The package scorers intentionally avoid estimator-specific score overrides
during cross-validation: predictions are generated with predict(...), then
scored by score_predictions(...). This keeps classifier accuracy and
regression loss semantics consistent across QML and classical estimators.
Choosing Embeddings¶
Use the smallest embedding that preserves the task signal:
| Embedding | Use when |
|---|---|
| Angle embedding | Features are already scaled and map naturally to rotations. |
| Amplitude embedding | Compact normalized vectors are useful and padding is acceptable. |
| ZZ feature map | Pairwise feature interactions are relevant. |
| IQP feature map | You want a compact fixed feature-map comparison. |
| Data reuploading | Repeated feature injection is part of a trainable circuit design. |
Record feature scaling in notebooks. Embedding comparisons are hard to interpret without knowing the input range.
Shots And Noise¶
Use analytic execution for API smoke tests and initial model comparisons. Add finite-shot runs when sampling variance is part of the question. Add channel noise only after the noiseless behavior is understood.

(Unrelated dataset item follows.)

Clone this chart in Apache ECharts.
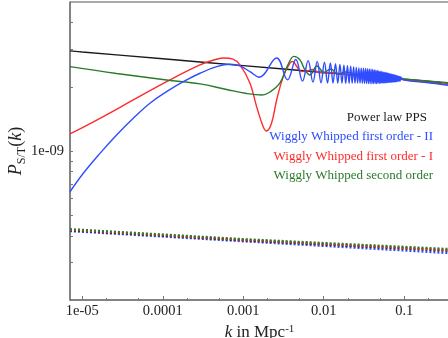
<!DOCTYPE html>
<html>
<head>
<meta charset="utf-8">
<script src="https://cdn.jsdelivr.net/npm/echarts@6.0.0/dist/echarts.min.js"></script>
<style>
  html, body { margin: 0; padding: 0; background: #fff; }
  #chart { width: 448px; height: 338px; }
</style>
</head>
<body>
<div id="chart"></div>
<script>
// P(k) in units of 1e-9, k in Mpc^-1
const kPower = [7.04e-6, 1e-5, 1e-4, 1e-3, 1e-2, 0.1, 0.36]
const pPower = [2.95, 2.915, 2.708, 2.515, 2.336, 2.171, 2.08]

const kFirstII = [
  7.04e-6, 1.03e-5, 1.66e-5, 2.67e-5, 4.30e-5, 6.93e-5, 1.117e-4, 1.80e-4, 2.90e-4, 4.67e-4, 6.84e-4, 9.1e-4, 1.21e-3, 1.58e-3,
  0.0026, 0.00355, 0.0045, 0.00545, 0.0064, 0.00735, 0.0083, 0.00925, 0.0102, 0.01115,
  0.0121, 0.01305, 0.014, 0.01495, 0.0159, 0.01685, 0.0178, 0.01875, 0.0197, 0.02065,
  0.0216, 0.02255, 0.0235, 0.02445, 0.0254, 0.02635, 0.0273, 0.02825, 0.0292, 0.03015,
  0.0311, 0.03205, 0.033, 0.03395, 0.0349, 0.03585, 0.0368, 0.03775, 0.0387, 0.03965,
  0.0406, 0.04155, 0.0425, 0.04345, 0.0444, 0.04535, 0.0463, 0.04725, 0.0482, 0.04915,
  0.0501, 0.05105, 0.052, 0.05295, 0.0539, 0.05485, 0.0558, 0.05675, 0.0577, 0.05865,
  0.0596, 0.06055, 0.0615, 0.06245, 0.0634, 0.06435, 0.0653, 0.06625, 0.0672, 0.06815,
  0.0691, 0.07005, 0.071, 0.07195, 0.0729, 0.07385, 0.0748, 0.07575, 0.0767, 0.07765,
  0.0786, 0.07955, 0.0805, 0.08145, 0.0824, 0.08335, 0.0843, 0.08525, 0.0862, 0.08715,
  0.0881, 0.08905, 0.09,
  0.1, 0.2, 0.36
]
const pFirstII = [
  0.644, 0.786, 0.975, 1.189, 1.424, 1.675, 1.898, 2.115, 2.316, 2.488, 2.553, 2.506, 2.357, 2.218,
  2.732, 2.156, 2.685, 2.127, 2.654, 2.106, 2.632, 2.091, 2.61, 2.086,
  2.587, 2.083, 2.565, 2.081, 2.545, 2.081, 2.527, 2.077, 2.514, 2.078,
  2.497, 2.080, 2.481, 2.082, 2.465, 2.083, 2.453, 2.084, 2.448, 2.080,
  2.443, 2.076, 2.437, 2.074, 2.430, 2.072, 2.424, 2.071, 2.418, 2.069,
  2.410, 2.071, 2.402, 2.071, 2.394, 2.072, 2.386, 2.075, 2.376, 2.078,
  2.367, 2.079, 2.359, 2.081, 2.350, 2.084, 2.343, 2.088, 2.334, 2.090,
  2.327, 2.092, 2.321, 2.096, 2.312, 2.098, 2.306, 2.100, 2.299, 2.102,
  2.293, 2.105, 2.286, 2.107, 2.280, 2.109, 2.273, 2.111, 2.268, 2.114,
  2.261, 2.116, 2.255, 2.119, 2.250, 2.121, 2.243, 2.125, 2.238, 2.127,
  2.232, 2.130, 2.226,
  2.15, 2.09, 2.03
]

const kFirstI = [7.04e-6, 1.66e-5, 4.30e-5, 1.117e-4, 2.90e-4, 4.67e-4, 5.75e-4, 7.45e-4, 9.1e-4, 1.21e-3, 1.466e-3, 1.77e-3, 1.95e-3, 2.25e-3, 2.60e-3, 3.14e-3, 3.80e-3, 4.1e-3, 4.6e-3, 5.3e-3, 6.2e-3, 7.2e-3, 9e-3, 0.012, 0.02, 0.05, 0.1, 0.2, 0.36]
const pFirstI = [1.202, 1.424, 1.735, 2.115, 2.534, 2.695, 2.73, 2.695, 2.534, 2.085, 1.615, 1.300, 1.241, 1.354, 1.735, 2.233, 2.58, 2.63, 2.50, 2.36, 2.37, 2.41, 2.33, 2.33, 2.28, 2.21, 2.16, 2.10, 2.04]

const kSecond = [7.04e-6, 2.67e-5, 1.117e-4, 2.90e-4, 6.22e-4, 1.10e-3, 1.71e-3, 2.15e-3, 2.86e-3, 3.59e-3, 4.26e-3, 5.06e-3, 5.85e-3, 6.75e-3, 8.24e-3, 0.01004, 0.01227, 0.0150, 0.01833, 0.0281, 0.0664, 0.36]
const pSecond = [2.488, 2.311, 2.154, 2.064, 1.944, 1.862, 1.832, 1.892, 2.085, 2.534, 2.778, 2.675, 2.401, 2.274, 2.506, 2.336, 2.426, 2.287, 2.349, 2.274, 2.202, 2.09]

// tensor spectra (dotted)
const kTensor = [7.04e-6, 1e-3, 0.36]
const tPower = [0.425, 0.381, 0.340]
const tFirstII = [0.421, 0.377, 0.332]
const tFirstI = [0.427, 0.383, 0.343]
const tSecond = [0.430, 0.386, 0.347]

const seriesNames = ['Power law PPS', 'Wiggly Whipped first order - II', 'Wiggly Whipped first order - I', 'Wiggly Whipped second order']
const seriesColors = ['#1a1a1a', '#2f4dff', '#ff2b2b', '#2a7a2a']

const xMajor = [1e-5, 1e-4, 1e-3, 1e-2, 0.1]
const xMajorLabels = ['1e-05', '0.0001', '0.001', '0.01', '0.1']
const xMinor = [2e-5, 5e-5, 2e-4, 5e-4, 2e-3, 5e-3, 2e-2, 5e-2, 0.2]
const yTicks = [0.2, 0.3, 0.4, 0.5, 0.6, 0.7, 0.8, 0.9, 1, 2, 3, 4]
const yLabelValues = [1]
const yLabels = ['1e-09']

const serif = '"Liberation Serif", "DejaVu Serif", serif'

const pairs = (ks, ps) => ks.map((k, i) => [k, ps[i]])

const chart = echarts.init(document.getElementById('chart'))

const solid = (name, ks, ps, color) => ({
  name,
  type: 'line',
  data: pairs(ks, ps),
  showSymbol: false,
  smooth: 0.4,
  lineStyle: { color, width: 1.4 },
  itemStyle: { color },
  silent: true,
  animation: false,
})

const dotted = (ks, ps, color) => ({
  type: 'line',
  data: pairs(ks, ps),
  showSymbol: false,
  lineStyle: { color, width: 2.2, type: [2, 2] },
  silent: true,
  animation: false,
})

const legendY = [118, 137, 156.5, 176]
const legendX = [427, 433, 433, 433]

const option = {
  backgroundColor: '#fff',
  animation: false,
  grid: {
    left: 70,
    right: -1,
    top: 2,
    bottom: 38,
    containLabel: false,
    outerBoundsMode: 'none',
    show: true,
    borderColor: '#555',
    borderWidth: 1,
    backgroundColor: '#fff',
  },
  xAxis: [
    {
      type: 'log',
      logBase: 10,
      min: 7.04e-6,
      max: 0.36,
      name: '{k|k}{t| in Mpc}{sup|-1}',
      nameLocation: 'middle',
      nameGap: 24,
      nameMoveOverlap: false,
      nameTextStyle: {
        rich: {
          k: { fontFamily: serif, fontStyle: 'italic', fontSize: 17, color: '#222', verticalAlign: 'top', lineHeight: 19 },
          t: { fontFamily: serif, fontSize: 17, color: '#222', verticalAlign: 'top', lineHeight: 19 },
          sup: { fontFamily: serif, fontSize: 11, color: '#222', verticalAlign: 'top', lineHeight: 11 },
        },
      },
      axisLine: { lineStyle: { color: '#777', width: 1.5 } },
      axisTick: { inside: true, length: 4, customValues: xMajor, lineStyle: { color: '#777' } },
      axisLabel: {
        customValues: xMajor,
        fontFamily: serif,
        fontSize: 14.5,
        color: '#222',
        margin: 4,
        formatter: (v) => {
          const i = xMajor.findIndex((m) => Math.abs(Math.log10(m) - Math.log10(v)) < 1e-3)
          return i >= 0 ? xMajorLabels[i] : ''
        },
      },
      splitLine: { show: false },
    },
    {
      type: 'log',
      logBase: 10,
      min: 7.04e-6,
      max: 0.36,
      position: 'bottom',
      axisLine: { show: false },
      axisTick: { inside: true, length: 2, customValues: xMinor, lineStyle: { color: '#777' } },
      axisLabel: { show: false },
      splitLine: { show: false },
    },
  ],
  yAxis: {
    type: 'log',
    logBase: 10,
    min: 0.2,
    max: 5,
    name: '{p|P}{s|S/T}{n|(}{k|k}{n|)}',
    nameLocation: 'middle',
    nameRotate: 90,
    nameGap: 43,
    nameMoveOverlap: false,
    nameTextStyle: {
      rich: {
        p: { fontFamily: serif, fontStyle: 'italic', fontSize: 18, color: '#222', verticalAlign: 'top', lineHeight: 20 },
        s: { fontFamily: serif, fontSize: 12, color: '#222', verticalAlign: 'top', lineHeight: 12, padding: [9, 0, 0, 0] },
        n: { fontFamily: serif, fontSize: 18, color: '#222', verticalAlign: 'top', lineHeight: 20 },
        k: { fontFamily: serif, fontStyle: 'italic', fontSize: 18, color: '#222', verticalAlign: 'top', lineHeight: 20 },
      },
    },
    axisLine: { lineStyle: { color: '#777', width: 1.5 } },
    axisTick: { inside: true, length: 3, customValues: yTicks, lineStyle: { color: '#777' } },
    axisLabel: {
      customValues: yLabelValues,
      fontFamily: serif,
      fontSize: 14.5,
      color: '#222',
      margin: 6,
      formatter: (v) => {
        const i = yLabelValues.findIndex((m) => Math.abs(m - v) < 1e-6)
        return i >= 0 ? yLabels[i] : ''
      },
    },
    splitLine: { show: false },
  },
  series: [
    dotted(kTensor, tFirstII, seriesColors[1]),
    dotted(kTensor, tPower, seriesColors[0]),
    dotted(kTensor, tFirstI, seriesColors[2]),
    dotted(kTensor, tSecond, seriesColors[3]),
    solid(seriesNames[0], kPower, pPower, seriesColors[0]),
    solid(seriesNames[2], kFirstI, pFirstI, seriesColors[2]),
    solid(seriesNames[3], kSecond, pSecond, seriesColors[3]),
    solid(seriesNames[1], kFirstII, pFirstII, seriesColors[1]),
  ],
  graphic: seriesNames.map((name, i) => ({
    type: 'text',
    x: legendX[i],
    y: legendY[i],
    silent: true,
    style: {
      text: name,
      fill: seriesColors[i],
      font: '13px ' + serif,
      align: 'right',
      verticalAlign: 'middle',
    },
  })),
}

chart.setOption(option)
window.addEventListener('resize', () => chart.resize())
</script>
</body>
</html>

Finite-shot or noisy results are most useful when paired with:
- the matching analytic result
- the same train/test split
- multiple seeds
- runtime summaries
- a short statement about metric degradation
The package-level noise_model option supports depolarizing,
amplitude-damping, and readout-error probabilities for circuit-backed QML APIs.
These simulations are robustness checks, not hardware-calibrated claims.
Do not mix analytic and finite-shot results in one ranking unless the execution mode is clearly labeled.
Practical Defaults¶
For a new task:
- Build deterministic train/test splits.
- Fit at least one classical baseline.
- Fit the simplest relevant QML model.
- Compare test metrics, generalization gaps, and runtime.
- Add more seeds before interpreting small differences.
- Add finite-shot or noise-aware execution only after the analytic comparison is understood.
If a QML model does not beat a tuned classical baseline in a small run, it may still be useful as a circuit, kernel, or feature-map demonstration. The release notes should describe that scope directly.